Ayrıldığım için samimiyetle üzüldüler ama bence anladılar
derdimi.
* Neydi derdiniz?
- Heyecanın peşinden gitmek.
* O ne? Kelebek mi?
- Evet. Beni heyecanlandıran bir gazete. Kelebek’i merakla,
eğlenerek okursun. Yorum yaparsın, “Allah, Allah” dersin. Bir de en
sevdiğim özelliği, Kelebek’i iki kişi okuyabilirsin. Uzan
sevgilinle bir yere, al Kelebek’i eline, bir taraftan o okusun, bir
taraftan sen. Sonra okuduğunuz haberler üzerine yorum yapın…
* Siz sevgilinizle birlikte Kelebek okuyorsunuz
demek!
- Hayır, ne yazık ki benim için geçerli değil çünkü sevgilim Türk
değil.
* Aşk mı?
- Evet. Ama hâlâ beni bir kadının kurtarmasını bekliyorum! Daha
fazla bunları anlatmak istemiyorum, tekrar Kelebek’e dönelim.
* Kelebek’te yazmak teklifi gelince ne
hissettiniz?
- Kelebek yazarlarını gözümün önüne getirdim ve onların yanında hiç
de fena durmayacağımı düşündüm. Hele biraz daha kilo verirsem, Nil
ile Ömür’ün arasında bile sırıtmam bence. O yüzden Cengiz ve
Selim’e “Tamamdır” dedim.
* Bu arada çok kilo vermişsiniz…
- Sen beni son gördüğünde antidepresan kullanıyordum, kesince
otomatik olarak verdim.
* Kelebek sizin için ne ifade ediyor?
- Tavan yapacak bir yazma zevkini…
* Peki “bir tür baş yazar” olacakmışsınız, bu ne
demek?
- Serdar Turgut’un geçen hafta başyazarlık hakkında yazdıklarını
okumadan önce sorsaydın, “Vay be!” derdim. Ama maalesef artık
yazıyı okumuş bulunuyorum ve hislerim karışık. Şaka bir yana, bunun
takdiri okuyucuya aittir.
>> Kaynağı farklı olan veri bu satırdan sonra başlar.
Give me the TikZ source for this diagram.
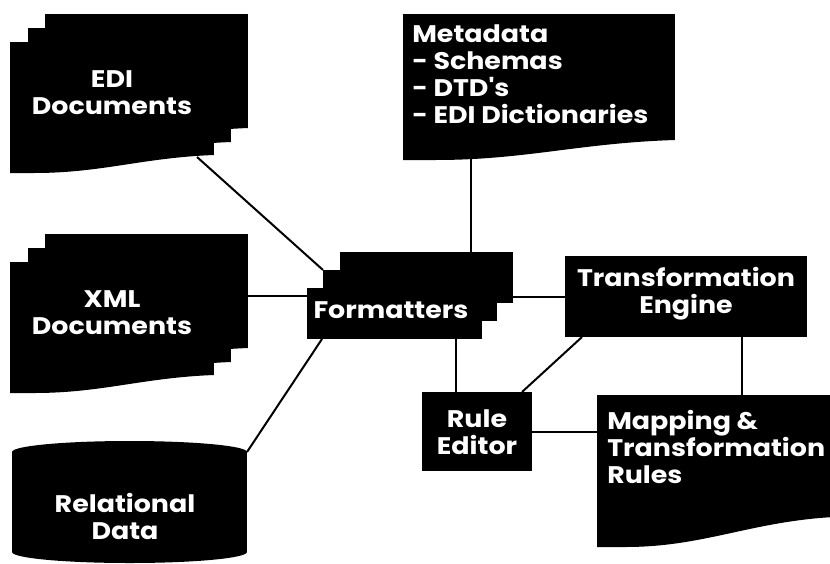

Benim cevap vermem racona sığmaz.
* Okurları baştan çıkarmak için planladığınız
yenilikler var mı?
- Şahsen akıllı bir arkadaşımla konuşur gibi yazmayı seviyorum. Pis
bir romantik olmaktan taviz vermeden hınzır ve kışkırtıcı
yazabilmek istiyorum.
* Kadın-erkek ilişkilerinin üzerine gidecek misiniz?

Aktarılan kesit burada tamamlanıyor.